Subventions et des contributions :

Titre :
Development of data-driven sampling and its application to protein design and variant prediction
Numéro de l’entente :
RGPIN
Valeur d'entente :
170 000,00 $
Date d'entente :
10 mai 2017 -
Organisation :
Conseil de recherches en sciences naturelles et en génie du Canada
Location :
Ontario, Autre, CA
Numéro de référence :
GC-2017-Q1-03251
Type d'entente :
subvention
Type de rapport :
Subventions et des contributions
Informations supplémentaires :

Subvention ou bourse octroyée s'appliquant à plus d'un exercice financier. (2017-2018 à 2022-2023)
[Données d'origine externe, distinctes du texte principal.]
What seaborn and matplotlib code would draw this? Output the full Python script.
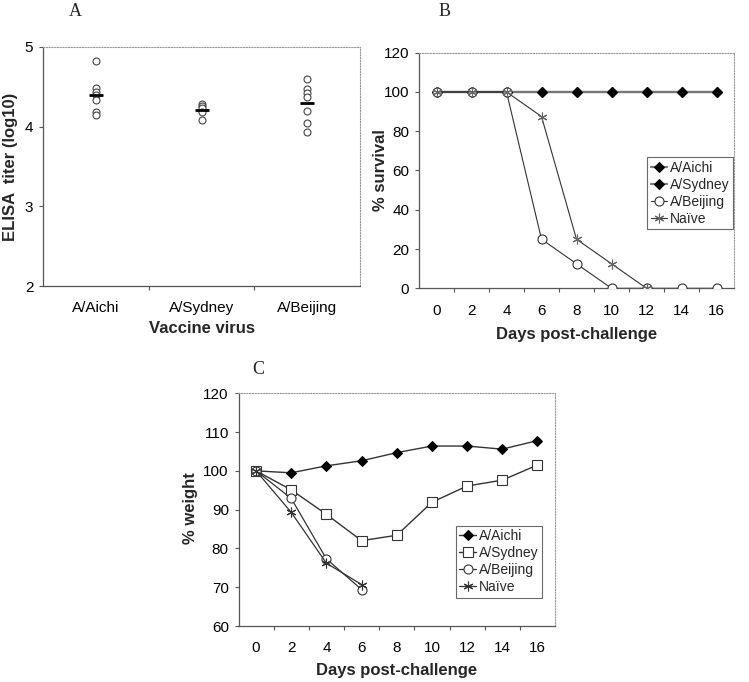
import matplotlib
matplotlib.use("Agg")
import matplotlib.pyplot as plt
import seaborn as sns
import pandas as pd
import numpy as np
from matplotlib.ticker import MultipleLocator, FixedLocator

sns.set_theme(style="white")
plt.rcParams['font.family'] = ['Liberation Sans', 'DejaVu Sans']

# ---------------- Data ----------------
# Panel A: ELISA titers (log10)
vaccines = ["A/Aichi", "A/Sydney", "A/Beijing"]
aichi_titers = [4.83, 4.48, 4.44, 4.40, 4.33, 4.18, 4.15]
sydney_titers = [4.29, 4.26, 4.23, 4.19, 4.08]
beijing_titers = [4.60, 4.47, 4.42, 4.37, 4.20, 4.04, 3.93]
mean_titers = [4.40, 4.21, 4.30]

# Panel B: % survival
days = [0, 2, 4, 6, 8, 10, 12, 14, 16]
surv_aichi = [100, 100, 100, 100, 100, 100, 100, 100, 100]
surv_sydney = [100, 100, 100, 100, 100, 100, 100, 100, 100]
surv_beijing = [100, 100, 100, 25, 12.5, 0, 0, 0, 0]
surv_naive = [100, 100, 100, 87.5, 25, 12.5, 0]

# Panel C: % weight
wt_aichi = [100, 99.5, 101.3, 102.6, 104.7, 106.4, 106.4, 105.6, 107.8]
wt_sydney = [100, 95.1, 88.8, 82.0, 83.4, 91.9, 96.1, 97.6, 101.5]
wt_beijing = [100, 92.9, 77.3, 69.4]
wt_naive = [100, 89.3, 76.2, 70.7]

W, H = 749, 682
fig = plt.figure(figsize=(W / 100, H / 100), dpi=100)
fig.patch.set_facecolor("white")


def box(l, r, t, b):
    return [l / W, (H - b) / H, (r - l) / W, (b - t) / H]


def style_axes(ax):
    ax.set_facecolor("white")
    for s in ["left", "bottom"]:
        ax.spines[s].set_color("#555555")
        ax.spines[s].set_linewidth(0.9)
    for s in ["top", "right"]:
        ax.spines[s].set_color("#999999")
        ax.spines[s].set_linewidth(0.8)
        ax.spines[s].set_linestyle((0, (1, 1.5)))
    ax.tick_params(axis="both", which="both", direction="out", colors="#555555",
                   labelcolor="black", labelsize=11, width=0.8)
    ax.tick_params(axis="y", which="major", length=3, left=True, pad=4)
    ax.grid(False)


label_kw = dict(fontsize=12, fontweight="bold")
leg_kw = dict(fontsize=10, frameon=True, fancybox=False, edgecolor="#444444",
              handlelength=1.2, handletextpad=0.2, labelspacing=0.22,
              borderpad=0.25, borderaxespad=0)

# ---------------- Panel A ----------------
axA = fig.add_axes(box(43, 360, 47, 286))
dfA = pd.DataFrame({
    "virus": [vaccines[0]] * len(aichi_titers) + [vaccines[1]] * len(sydney_titers)
             + [vaccines[2]] * len(beijing_titers),
    "titer": aichi_titers + sydney_titers + beijing_titers,
})
sns.stripplot(data=dfA, x="virus", y="titer", order=vaccines, jitter=False,
              marker="o", size=5, color="white", edgecolor="#444444",
              linewidth=0.8, ax=axA, zorder=3)
dfM = pd.DataFrame({"virus": vaccines, "titer": mean_titers})
sns.stripplot(data=dfM, x="virus", y="titer", order=vaccines, jitter=False,
              marker="_", size=10, color="black", linewidth=2.0, ax=axA, zorder=4)
axA.set_xlim(-0.5, 2.5)
axA.set_ylim(2, 5)
axA.yaxis.set_major_locator(MultipleLocator(1))
style_axes(axA)
axA.xaxis.set_minor_locator(FixedLocator([0.5, 1.5]))
axA.tick_params(axis="x", which="major", length=0, pad=11)
axA.tick_params(axis="x", which="minor", length=3, bottom=True)
axA.set_xlabel("Vaccine virus", **label_kw)
axA.set_ylabel("ELISA  titer (log10)", **label_kw)
axA.xaxis.set_label_coords(0.5, -0.146)
axA.yaxis.set_label_coords(-0.079, 0.5)

# ---------------- Panel B ----------------
axB = fig.add_axes(box(419, 734, 52.7, 288.3))
ms = 5
sns.lineplot(x=days, y=surv_aichi, ax=axB, color="#777777", lw=1.6, marker="D",
             markersize=ms, markerfacecolor="black", markeredgecolor="black",
             label="A/Aichi", zorder=3)
sns.lineplot(x=days, y=surv_sydney, ax=axB, color="#777777", lw=1.6, marker="D",
             markersize=ms, markerfacecolor="black", markeredgecolor="black",
             label="A/Sydney", zorder=3)
sns.lineplot(x=days, y=surv_beijing, ax=axB, color="#333333", lw=0.8, marker="o",
             markersize=ms + 1.5, markerfacecolor="white", markeredgecolor="#333333",
             markeredgewidth=0.8, label="A/Beijing", zorder=4)
sns.lineplot(x=days[:len(surv_naive)], y=surv_naive, ax=axB, color="#333333", lw=0.8,
             marker=(6, 2, 0), markersize=ms + 2, markeredgecolor="#666666",
             markeredgewidth=0.8, label="Naïve", zorder=5)
axB.set_xlim(-1, 17)
axB.set_ylim(0, 120)
axB.yaxis.set_major_locator(MultipleLocator(20))
style_axes(axB)
axB.xaxis.set_major_locator(FixedLocator(days))
axB.xaxis.set_minor_locator(FixedLocator(list(range(1, 17, 2))))
axB.tick_params(axis="x", which="major", length=0, pad=11)
axB.tick_params(axis="x", which="minor", length=3, bottom=True)
axB.set_xlabel("Days post-challenge", **label_kw)
axB.set_ylabel("% survival", **label_kw)
axB.xaxis.set_label_coords(0.5, -0.165)
axB.yaxis.set_label_coords(-0.098, 0.5)
legB = axB.legend(loc="upper right", bbox_to_anchor=(0.998, 0.557), **leg_kw)
legB.get_frame().set_linewidth(0.8)

# ---------------- Panel C ----------------
axC = fig.add_axes(box(238.5, 555, 393.3, 626))
sns.lineplot(x=days, y=wt_aichi, ax=axC, color="#333333", lw=1.0, marker="D",
             markersize=ms, markerfacecolor="black", markeredgecolor="black",
             label="A/Aichi", zorder=3)
sns.lineplot(x=days, y=wt_sydney, ax=axC, color="#333333", lw=1.0, marker="s",
             markersize=ms + 1.5, markerfacecolor="white", markeredgecolor="#333333",
             markeredgewidth=0.8, label="A/Sydney", zorder=3)
sns.lineplot(x=days[:len(wt_beijing)], y=wt_beijing, ax=axC, color="#333333", lw=0.9,
             marker="o", markersize=ms + 1.5, markerfacecolor="white",
             markeredgecolor="#333333", markeredgewidth=0.8, label="A/Beijing", zorder=4)
sns.lineplot(x=days[:len(wt_naive)], y=wt_naive, ax=axC, color="#333333", lw=0.9,
             marker=(6, 2, 0), markersize=ms + 2, markeredgecolor="#333333",
             markeredgewidth=0.8, label="Naïve", zorder=5)
axC.set_xlim(-1, 17)
axC.set_ylim(60, 120)
axC.yaxis.set_major_locator(MultipleLocator(10))
style_axes(axC)
axC.xaxis.set_major_locator(FixedLocator(days))
axC.xaxis.set_minor_locator(FixedLocator(list(range(1, 17, 2))))
axC.tick_params(axis="x", which="major", length=0, pad=11)
axC.tick_params(axis="x", which="minor", length=3, bottom=True)
axC.set_xlabel("Days post-challenge", **label_kw)
axC.set_ylabel("% weight", **label_kw)
axC.xaxis.set_label_coords(0.5, -0.158)
axC.yaxis.set_label_coords(-0.128, 0.507)
legC = axC.legend(loc="upper right", bbox_to_anchor=(0.959, 0.431), **leg_kw)
legC.get_frame().set_linewidth(0.8)

# Panel letters
for txt, x, y in [("A", 75, 12), ("B", 445, 12), ("C", 258, 370)]:
    fig.text(x / W, 1 - y / H, txt, fontsize=13, family=["Liberation Serif"],
             ha="center", va="center")

fig.savefig("out.png", dpi=100, facecolor="white")
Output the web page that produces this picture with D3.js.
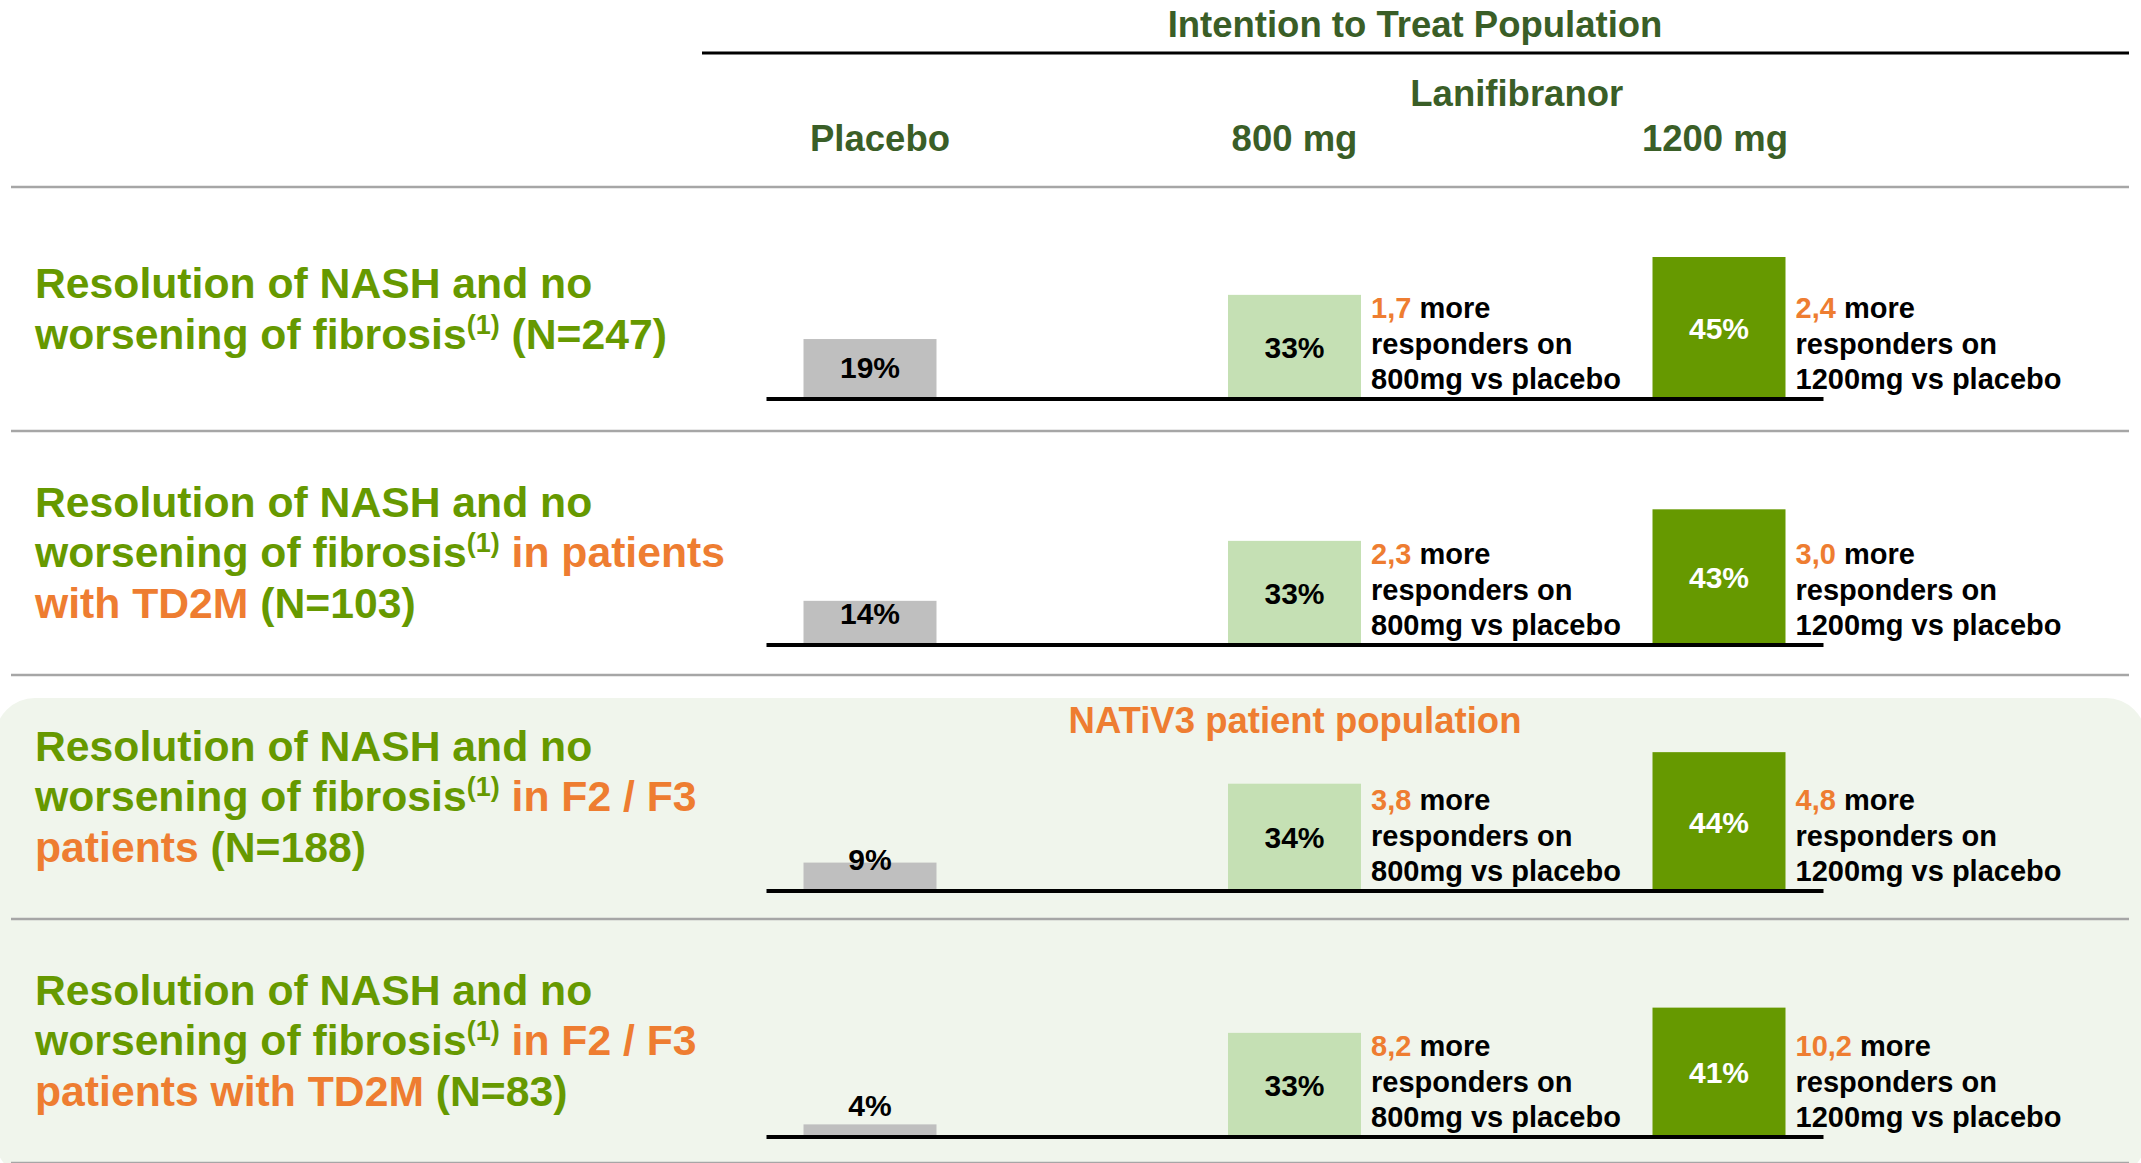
<!DOCTYPE html>
<html>
<head>
<meta charset="utf-8">
<script src="https://cdn.jsdelivr.net/npm/d3@7"></script>
<style>
  html, body { margin: 0; padding: 0; background: #ffffff; }
  svg { display: block; font-family: "Liberation Sans", Arial, sans-serif; font-weight: bold; }
</style>
</head>
<body>
<svg id="chart" width="2141" height="1163"></svg>
<script>
// ---------------- DATA ----------------
const groups = ["Placebo", "800 mg", "1200 mg"];
const placeboVals = [19, 14, 9, 4];
const mg800Vals = [33, 33, 34, 33];
const mg1200Vals = [45, 43, 44, 41];
const ratio800 = ["1,7", "2,3", "3,8", "8,2"];
const ratio1200 = ["2,4", "3,0", "4,8", "10,2"];
const doseNames = ["800mg", "1200mg"];
const headerTitle = "Intention to Treat Population";
const drugName = "Lanifibranor";
const panelTitle = "NATiV3 patient population";
// row titles: lines of [kind, text]; g = green, o = orange, s = superscript
const rowTitles = [
  [[["g", "Resolution of NASH and no"]],
   [["g", "worsening of fibrosis"], ["s", "(1)"], ["g", " (N=247)"]]],
  [[["g", "Resolution of NASH and no"]],
   [["g", "worsening of fibrosis"], ["s", "(1)"], ["o", " in patients"]],
   [["o", "with TD2M"], ["g", " (N=103)"]]],
  [[["g", "Resolution of NASH and no"]],
   [["g", "worsening of fibrosis"], ["s", "(1)"], ["o", " in F2 / F3"]],
   [["o", "patients"], ["g", " (N=188)"]]],
  [[["g", "Resolution of NASH and no"]],
   [["g", "worsening of fibrosis"], ["s", "(1)"], ["o", " in F2 / F3"]],
   [["o", "patients with TD2M"], ["g", " (N=83)"]]]
];

// ---------------- STYLE ----------------
const C = {
  header: "#3A5E27", green: "#669900", orange: "#EE7D31",
  placebo: "#BFBFBF", light: "#C5E0B4", dark: "#669900",
  sep: "#A6A6A6", panel: "#F0F5EC"
};
const barColors = [C.placebo, C.light, C.dark];
const labelColors = ["#000", "#000", "#fff"];

const svg = d3.select("#chart");

// scales
const x = d3.scalePoint().domain(groups).range([870, 1719]);
const barW = 133;
const rowAxisY = d3.scaleLinear().domain([0, 3]).range([399, 1137]);
const rowTop = d3.scaleLinear().domain([0, 4]).range([187, 1163]);
const h = d3.scaleLinear().domain([0, 45]).range([0, 142]);

// panel background (NATiV3)
svg.append("rect")
  .attr("x", -5).attr("y", 698).attr("width", 2151).attr("height", 480)
  .attr("rx", 40).attr("ry", 40).attr("fill", C.panel);

// header
svg.append("text").attr("x", 1415).attr("y", 37).attr("text-anchor", "middle")
  .attr("font-size", 36.5).attr("fill", C.header).text(headerTitle);
svg.append("line").attr("x1", 702).attr("x2", 2129).attr("y1", 53).attr("y2", 53)
  .attr("stroke", "#000").attr("stroke-width", 3);
svg.append("text").attr("x", (x("800 mg") + x("1200 mg")) / 2 + 10).attr("y", 106)
  .attr("text-anchor", "middle").attr("font-size", 36.5).attr("fill", C.header).text(drugName);
svg.selectAll("text.grp").data(groups).enter().append("text").attr("class", "grp")
  .attr("x", (d, i) => x(d) + [10, 0, -4][i]).attr("y", 151)
  .attr("text-anchor", "middle").attr("font-size", 36.5).attr("fill", C.header).text(d => d);

// separators
svg.selectAll("line.sep").data(d3.range(5)).enter().append("line").attr("class", "sep")
  .attr("x1", 11).attr("x2", 2129)
  .attr("y1", d => rowTop(d)).attr("y2", d => rowTop(d))
  .attr("stroke", C.sep).attr("stroke-width", 2.5);

// panel title
svg.append("text").attr("x", 1295).attr("y", 733).attr("text-anchor", "middle")
  .attr("font-size", 36.5).attr("fill", C.orange).text(panelTitle);

// row titles
rowTitles.forEach((lines, i) => {
  const first = rowTop(i) + 162 - 25.5 * lines.length;
  lines.forEach((segs, k) => {
    const t = svg.append("text").attr("x", 35).attr("y", first + 50.5 * k)
      .attr("font-size", 42.7);
    let shifted = false;
    segs.forEach(([kind, txt]) => {
      const ts = t.append("tspan").text(txt);
      if (kind === "s") {
        ts.attr("font-size", 27).attr("dy", -15).attr("fill", C.green);
        shifted = true;
      } else {
        ts.attr("fill", kind === "o" ? C.orange : C.green);
        if (shifted) { ts.attr("dy", 15); shifted = false; }
      }
    });
  });
});

// bars
const rows = placeboVals.map((p, i) => ({ i, vals: [p, mg800Vals[i], mg1200Vals[i]] }));
rows.forEach(r => {
  const axisY = rowAxisY(r.i);
  const g = svg.append("g");
  const cells = r.vals.map((v, j) => ({ v, j, grp: groups[j] }));
  g.selectAll("rect").data(cells).enter().append("rect")
    .attr("x", d => x(d.grp) - barW / 2)
    .attr("y", d => axisY - h(d.v))
    .attr("width", barW)
    .attr("height", d => h(d.v))
    .attr("fill", d => barColors[d.j]);
  g.selectAll("text.val").data(cells).enter().append("text").attr("class", "val")
    .attr("x", d => x(d.grp))
    .attr("y", d => Math.min(axisY - h(d.v) / 2 + 11, axisY - 21))
    .attr("text-anchor", "middle").attr("font-size", 30)
    .attr("fill", d => labelColors[d.j]).text(d => d.v + "%");
  // axis baseline
  g.append("line")
    .attr("x1", x(groups[0]) - barW / 2 - 37).attr("x2", x(groups[2]) + barW / 2 + 38)
    .attr("y1", axisY).attr("y2", axisY).attr("stroke", "#000").attr("stroke-width", 4);
  // annotations
  [ratio800[r.i], ratio1200[r.i]].forEach((ratio, k) => {
    const ax = x(groups[k + 1]) + barW / 2 + 10;
    const t1 = g.append("text").attr("x", ax).attr("y", axisY - 81).attr("font-size", 29);
    t1.append("tspan").attr("fill", C.orange).text(ratio);
    t1.append("tspan").attr("fill", "#000").text(" more");
    g.append("text").attr("x", ax).attr("y", axisY - 45.5).attr("font-size", 29)
      .attr("fill", "#000").text("responders on");
    g.append("text").attr("x", ax).attr("y", axisY - 10).attr("font-size", 29)
      .attr("fill", "#000").text(doseNames[k] + " vs placebo");
  });
});
</script>
</body>
</html>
Nom légal du bénéficiaire :
Kim, Philip (University of Toronto)
Programme :
Programme de subventions à la découverte - individuelles
But du programme :

In previous work, we have successfully developed machine-learning based methods to solve various prediction problems in structural biology, including predicting changes to stability and binding affinity upon mutations. We have also developed a new protein engineering platform tightly coupling computational design with high-throughput screening. However, in these approaches, we still made use of conventional, physics inspired modeling methods. Here, we plan to develop more data-driven methods for protein modeling.
One fundamental issue in computational biochemistry is conformational sampling. First, a protein in nature is a dynamic entity and will adopt many different conformations even in just its native state, not to mention once perturbations are introduced. Exhaustive exploration of different possible conformations using conventional methods is either computationally highly expensive or lacking in accuracy. In particular protein backbones present a challenge, while side-chains can generally be modeled well using so-called rotamers. We here propose to develop modern methods based on dimensionality reduction methods to make sampling much more efficient and accurate. The rationale is that a protein’s atoms are strongly constraint in their movement and much of these natural constraints can be learned from existing structures of different conformations; by now most important proteins have available structures in multiple conformations. We plan to develop a method based on Gaussian Process Latent Variable Models. Using this method, efficient subspaces can be learned on existing protein structures, and the dimensionality can potentially be reduced by orders of magnitude, speeding up sampling enormously while still generating accurate conformations. We will first establish this as a method to sample protein backbone conformations in a number of established protein scaffolds. Then, we will apply it to the problem of protein design and incorporate it into our previously developed protein engineering framework, where it will lead to improved design accuracy. Finally, we will implement it as a backbone relaxation method in our predictor of mutation effects on protein stability and binding affinities. Having the improved backbone sampling will also enable us to implement prediction of effects of indels and post-translational modification in this framework. Our novel sampling methodology will have a strong impact to many other problems in the field as well.